The harbour’s centrality during the Gold Rush ensured that San Francisco would become the economic and logistical heart of the new American West. When California was admitted as a state in 1850, San Francisco was already functioning as a financial and commercial capital.
The San Francisco Maritime National Historical Park Visitor Center on Fisherman’s Wharf had a really interesting exhibition detailing the development of the harbour over the years, and the social history of those who lived and worked around it. During the Gold Rush, the port welcomed a cosmopolitan influx of people from across the globe.

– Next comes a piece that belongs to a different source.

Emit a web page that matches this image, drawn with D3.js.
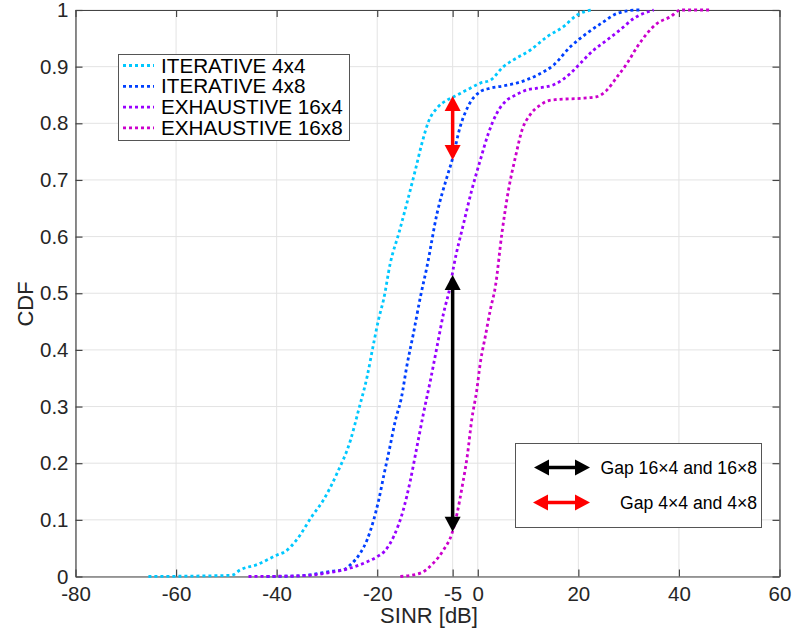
<!DOCTYPE html>
<html>
<head>
<meta charset="utf-8">
<script src="https://cdn.jsdelivr.net/npm/d3@7/dist/d3.min.js"></script>
<style>
  body { margin: 0; background: #fff; }
  svg { display: block; font-family: "Liberation Sans", Arial, Helvetica, sans-serif; }
</style>
</head>
<body>
<svg id="chart" width="794" height="634"></svg>
<script>
// Empirical CDFs of SINR [dB] for the four beam-search schemes
const iter4x4X = [-65.5, -49, -47.2, -43.9, -39.9, -38.3, -36, -33, -30.7, -28, -25.3, -23.7, -22, -20.7, -19.7, -18.7, -17.4, -15.7, -14.1, -12.4, -11.1, -9.8, -8.1, -6.1, -4.5, -2.8, -1.5, 0.5, 2.5, 5.1, 7.1, 10.4, 13.8, 17.1, 19.7, 22.7];
const iter4x4Y = [0, 0.002, 0.012, 0.021, 0.038, 0.044, 0.065, 0.106, 0.135, 0.182, 0.241, 0.294, 0.353, 0.412, 0.455, 0.49, 0.553, 0.606, 0.659, 0.718, 0.765, 0.803, 0.827, 0.841, 0.848, 0.856, 0.862, 0.871, 0.876, 0.9, 0.912, 0.929, 0.953, 0.971, 0.991, 1];

const iter4x8X = [-42, -36, -33.3, -29.3, -26.7, -25.3, -23.4, -22, -20.7, -19.7, -18.7, -17.4, -16.4, -15.2, -14.1, -12.8, -11.4, -10.1, -8.1, -6.1, -5.1, -3.5, -1.8, 0.5, 2.5, 5.1, 8.5, 11.8, 15.1, 18.4, 21.7, 25.0, 27.7, 31.7, 32.5];
const iter4x8Y = [0, 0.001, 0.003, 0.009, 0.012, 0.021, 0.041, 0.065, 0.1, 0.135, 0.178, 0.232, 0.275, 0.315, 0.372, 0.429, 0.494, 0.547, 0.641, 0.706, 0.735, 0.794, 0.832, 0.856, 0.862, 0.866, 0.873, 0.885, 0.903, 0.935, 0.959, 0.979, 0.994, 1, 1];

const exh16x4X = [-45.6, -36, -29.3, -25.3, -22, -20, -18.5, -16.7, -14.8, -13.4, -12.1, -10.8, -9.4, -8.1, -6.8, -5.5, -4.8, -2.8, -1.2, 0.5, 2.1, 3.8, 5.8, 7.1, 9.8, 11.8, 15.1, 18.4, 20.4, 23.0, 25.7, 28.3, 31.0, 35.0];
const exh16x4Y = [0, 0.001, 0.007, 0.015, 0.026, 0.035, 0.045, 0.071, 0.118, 0.17, 0.229, 0.288, 0.347, 0.406, 0.465, 0.512, 0.547, 0.624, 0.682, 0.735, 0.782, 0.818, 0.841, 0.848, 0.859, 0.862, 0.868, 0.888, 0.906, 0.929, 0.947, 0.965, 0.985, 1];

const exh16x8X = [-15.4, -11.4, -8.8, -6.8, -5.1, -4.1, -3.1, -2.1, -1.2, -0.2, 0.5, 1.5, 2.5, 3.5, 4.8, 6.1, 7.5, 8.8, 10.4, 12.4, 14.1, 15.7, 20.4, 23.7, 25.7, 27.7, 29.7, 31.7, 33.7, 35.6, 38.3, 40.3, 46.2];
const exh16x8Y = [0, 0.006, 0.024, 0.047, 0.077, 0.112, 0.159, 0.212, 0.277, 0.329, 0.377, 0.424, 0.471, 0.512, 0.606, 0.682, 0.741, 0.788, 0.815, 0.832, 0.84, 0.842, 0.844, 0.847, 0.859, 0.882, 0.906, 0.935, 0.959, 0.976, 0.988, 1, 1];

const seriesNames = ["ITERATIVE 4x4", "ITERATIVE 4x8", "EXHAUSTIVE 16x4", "EXHAUSTIVE 16x8"];
const seriesColors = ["#00c8ff", "#0040ff", "#9900ff", "#cc00cc"];
const seriesX = [iter4x4X, iter4x8X, exh16x4X, exh16x8X];
const seriesY = [iter4x4Y, iter4x8Y, exh16x4Y, exh16x8Y];

const xTicks = [-80, -60, -40, -20, -5, 0, 20, 40, 60];
const xTickLabels = ["-80", "-60", "-40", "-20", "-5", "0", "20", "40", "60"];
const yTicks = [0, 0.1, 0.2, 0.3, 0.4, 0.5, 0.6, 0.7, 0.8, 0.9, 1];
const yTickLabels = ["0", "0.1", "0.2", "0.3", "0.4", "0.5", "0.6", "0.7", "0.8", "0.9", "1"];

// Gap markers drawn at SINR = -5 dB, between the CDF values of each pair
const gapX = -5;
const gapIter = [0.735, 0.848];   // 4x8 -> 4x4
const gapExh = [0.079, 0.532];    // 16x8 -> 16x4
const gapLabels = ["Gap 16\u00d74 and 16\u00d78", "Gap 4\u00d74 and 4\u00d78"];

const svg = d3.select("#chart");
const plotL = 75.5, plotR = 779.5, plotT = 10, plotB = 576.5;

const x = d3.scaleLinear().domain([-80, 60]).range([plotL, plotR]);
const y = d3.scaleLinear().domain([0, 1]).range([plotB, plotT]);

const textColor = "#262626";
const axisColor = "#444";

// grid
const grid = svg.append("g");
grid.selectAll(".gx").data(xTicks).join("line")
  .attr("x1", d => x(d)).attr("x2", d => x(d))
  .attr("y1", plotT).attr("y2", plotB)
  .attr("stroke", "#e3e3e3").attr("stroke-width", 1);
grid.selectAll(".gy").data(yTicks).join("line")
  .attr("y1", d => y(d)).attr("y2", d => y(d))
  .attr("x1", plotL).attr("x2", plotR)
  .attr("stroke", "#e3e3e3").attr("stroke-width", 1);

// axes with inward ticks, mirrored on the opposite sides
const axB = d3.axisBottom(x).tickValues(xTicks).tickSizeInner(-7).tickSizeOuter(0).tickPadding(10)
  .tickFormat((d, i) => xTickLabels[i]);
const axT = d3.axisTop(x).tickValues(xTicks).tickSizeInner(-7).tickSizeOuter(0).tickFormat("");
const axL = d3.axisLeft(y).tickValues(yTicks).tickSizeInner(-7).tickSizeOuter(0).tickPadding(7)
  .tickFormat((d, i) => yTickLabels[i]);
const axR = d3.axisRight(y).tickValues(yTicks).tickSizeInner(-7).tickSizeOuter(0).tickFormat("");

function styleAxis(g) {
  g.select(".domain").attr("stroke", axisColor).attr("stroke-width", 1.2);
  g.selectAll(".tick line").attr("stroke", axisColor).attr("stroke-width", 1.2);
  g.selectAll(".tick text").attr("fill", textColor).style("font-size", "20.5px");
}
svg.append("g").attr("transform", `translate(0,${plotB})`).call(axB).call(styleAxis);
svg.append("g").attr("transform", `translate(0,${plotT})`).call(axT).call(styleAxis);
svg.append("g").attr("transform", `translate(${plotL},0)`).call(axL).call(styleAxis);
svg.append("g").attr("transform", `translate(${plotR},0)`).call(axR).call(styleAxis);

// axis labels
svg.append("text").attr("x", 429).attr("y", 623)
  .attr("text-anchor", "middle").attr("fill", textColor)
  .style("font-size", "22px").text("SINR [dB]");
svg.append("text").attr("transform", `translate(33,304) rotate(-90)`)
  .attr("text-anchor", "middle").attr("fill", textColor)
  .style("font-size", "22px").text("CDF");

// curves
const line = d3.line().x(d => x(d[0])).y(d => y(d[1])).curve(d3.curveMonotoneX);
seriesX.forEach((xs, i) => {
  const pts = xs.map((v, j) => [v, seriesY[i][j]]);
  svg.append("path").datum(pts)
    .attr("d", line)
    .attr("fill", "none")
    .attr("stroke", seriesColors[i])
    .attr("stroke-width", 2.8)
    .attr("stroke-dasharray", "3,3");
});

// double-headed arrow helper
function arrow(g, x1, y1, x2, y2, color, head, width, lw) {
  const dx = x2 - x1, dy = y2 - y1;
  const len = Math.hypot(dx, dy);
  const ux = dx / len, uy = dy / len;
  const px = -uy, py = ux;
  g.append("line")
    .attr("x1", x1 + ux * head * 0.8).attr("y1", y1 + uy * head * 0.8)
    .attr("x2", x2 - ux * head * 0.8).attr("y2", y2 - uy * head * 0.8)
    .attr("stroke", color).attr("stroke-width", lw);
  const tri = (tx, ty, sx, sy) => {
    const bx = tx + sx * head, by = ty + sy * head;
    return `M${tx},${ty}L${bx + px * width / 2},${by + py * width / 2}L${bx - px * width / 2},${by - py * width / 2}Z`;
  };
  g.append("path").attr("d", tri(x1, y1, ux, uy)).attr("fill", color);
  g.append("path").attr("d", tri(x2, y2, -ux, -uy)).attr("fill", color);
}

const arrows = svg.append("g");
arrow(arrows, x(gapX), y(gapIter[1]), x(gapX), y(gapIter[0]), "#ff0000", 15, 16, 3.5);
arrow(arrows, x(gapX), y(gapExh[1]), x(gapX), y(gapExh[0]), "#000000", 15, 16, 3.5);

// series legend
const leg = svg.append("g");
leg.append("rect").attr("x", 118.5).attr("y", 54.5).attr("width", 231).attr("height", 86)
  .attr("fill", "#fff").attr("stroke", "#555").attr("stroke-width", 1);
seriesNames.forEach((name, i) => {
  const cy = 65.5 + i * 20.8;
  leg.append("line").attr("x1", 123).attr("x2", 154).attr("y1", cy).attr("y2", cy)
    .attr("stroke", seriesColors[i]).attr("stroke-width", 2.8).attr("stroke-dasharray", "3,3");
  leg.append("text").attr("x", 161).attr("y", cy + 7).attr("fill", "#000")
    .style("font-size", "20.7px").text(name);
});

// gap legend
const leg2 = svg.append("g");
leg2.append("rect").attr("x", 515.5).attr("y", 443.5).attr("width", 246).attr("height", 84)
  .attr("fill", "#fff").attr("stroke", "#555").attr("stroke-width", 1);
arrow(leg2, 534, 467.5, 590, 467.5, "#000000", 15, 16, 3.5);
arrow(leg2, 533, 502.5, 590, 502.5, "#ff0000", 15, 16, 3.5);
leg2.append("text").attr("x", 757).attr("y", 474).attr("text-anchor", "end")
  .attr("fill", "#000").style("font-size", "17.6px").text(gapLabels[0]);
leg2.append("text").attr("x", 757).attr("y", 508.5).attr("text-anchor", "end")
  .attr("fill", "#000").style("font-size", "17.6px").text(gapLabels[1]);
</script>
</body>
</html>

Among the most significant immigrant groups were the Chinese, many of whom arrived from Guangdong Province seeking economic opportunity and were often recruited by the Central Pacific Railroad to work on the transcontinental railroad construction.
In the early twentieth century, San Francisco Harbor became home to Angel Island Immigration Station (1910–1940), located in the bay. Often referred to as the “Ellis Island of the West,” it served as a processing and detention centre, particularly for immigrants from Asia. Unlike Ellis Island, however, Angel Island was also a site of exclusion and bureaucratic control, especially under laws like the Chinese Exclusion Act of 1882.
Thousands of Chinese immigrants were interrogated and held for extended periods in harsh conditions. The walls of the detention barracks are famously inscribed with poems carved by detainees expressing loneliness, frustration, and hope. These writings provide a poignant counter-narrative to the triumphant mythology of American immigration and remind us of the racialized controls embedded in the history of the harbour.
Today the The Port of San Francisco, operated by the city, primarily handles breakbulk cargo, project cargo (such as large equipment and machinery), and serves as a hub for cruise ships. Pier 80, the city’s main cargo terminal, facilitates trade in steel, automobiles, and other high-value goods, often with connections to Asia and Latin America. While not a container shipping center like Oakland, San Francisco’s harbor remains vital for its flexibility in handling non-containerized, oversized, and specialty cargo.